Spend any time on social media or in the gym, and you’ll hear it on repeat:

“You need to get stronger for jiu-jitsu.”

And they’re not wrong. Strength is important.

But in my opinion—and my experience—too many coaches put strength on a pedestal, forgetting that there are other, equally important attributes for BJJ performance and longevity.

When strength becomes the only focus, something important gets lost.

Let’s be clear: strength is useful…and you should definitely strength train.

It helps with frames, scrambles, and finishing submissions. It makes your movements more efficient and more forceful, and your body more durable.

But it’s not the whole picture.

Strength Is Important—But It’s Not Everything

We all get the same 24 hours in a day – and if you’re a grappler juggling work, life, and training, how you spend your time matters.

Too many people chase strength as if it’s the most important quality in jiu-jitsu. They get caught in the mindset that if they just get stronger, everything else will follow – or they’ll be “bulletproof” to injuries.

But here’s a reality check: if raw strength were the key to jiu-jitsu, powerlifters would win every tournament.

They don’t.

Because jiu-jitsu isn’t about who can deadlift more—it’s about timing, leverage, technique, control, and strategy.

Strength can help. But over-relying on strength can actually slow your progress.

You might out-muscle your opponent today—but did you actually improve your technique? Did you learn the timing, the mechanics, the subtle shifts that make jiu-jitsu work?

Mobility: Access Over Output

You can’t express force in a range you don’t own.

That’s why mobility matters just as much as raw strength—especially for grapplers over 35. If your hips, shoulders, and spine don’t move well, it doesn’t matter how strong you are, poor performance and increased chances of injury are likely.

Mobility isn’t just about flexibility, it’s about control, end-range strength, and access to usable positions.

And if you can’t access ranges while up against the dynamic forces of BJJ, those forces will travel to areas that aren’t equipped to handle them – like your joints.

Train to access your full range first. Strength layered on top of dysfunction is just potential injury.
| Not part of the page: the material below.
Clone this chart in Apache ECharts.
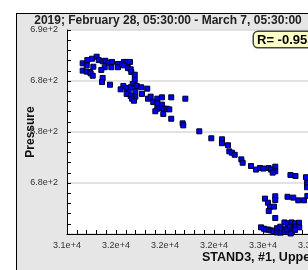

Strength Endurance: What Actually Shows Up in Rounds

Raw strength might help you win a single moment, but strength endurance is what carries you through the round.

The ability to stay strong when you’re tired. To hold position without burning out. To apply steady pressure for minutes at a time. That’s the kind of strength that actually wins in grappling.

A recent Who’s Number One main event illustrated this clearly when two heavyweights remained competitive until about the 6 minute mark. It was obvious the defeated grappler was fatigued and didn’t have the strength or the capacity to escape his opponent’s mount, ultimately losing the match.

He didn’t need more strength, he needed the ability to maintain his strength to execute the technique to escape and fight back.

This is why I prioritize Anti-Glycolytic Training, like Strength Aerobics and isometrics—they build capacity, not just output.

If you can push hard for 30 seconds, but you’re gassed at the 3-minute mark, you don’t need more deadlifts—you need more intelligent strength endurance work.

A Smarter Hierarchy

If I had to build a hierarchy of physical qualities for grappling performance, it would look like this:

  1. Mobility & Joint Health — Access to range

  2. Strength Endurance — Repeatable effort under fatigue

  3. Max Strength — Force production

  4. Power — Speed of force

  5. Work Capacity / Conditioning — Recovery between rounds

Max strength is on the list—but it’s not the top, especially not if you’re over 35, balancing training, work, family, and life.

Final Thoughts

Strength matters. But it’s not the only thing that matters.

Train to move well. Build the strength to support your positions. Then build the capacity to repeat that effort under pressure.

Mobility. Strength. Endurance.

Put equal emphasis an all three.

Because the goal isn’t just to be strong. It’s to be resilient—today, tomorrow, and ten years from now.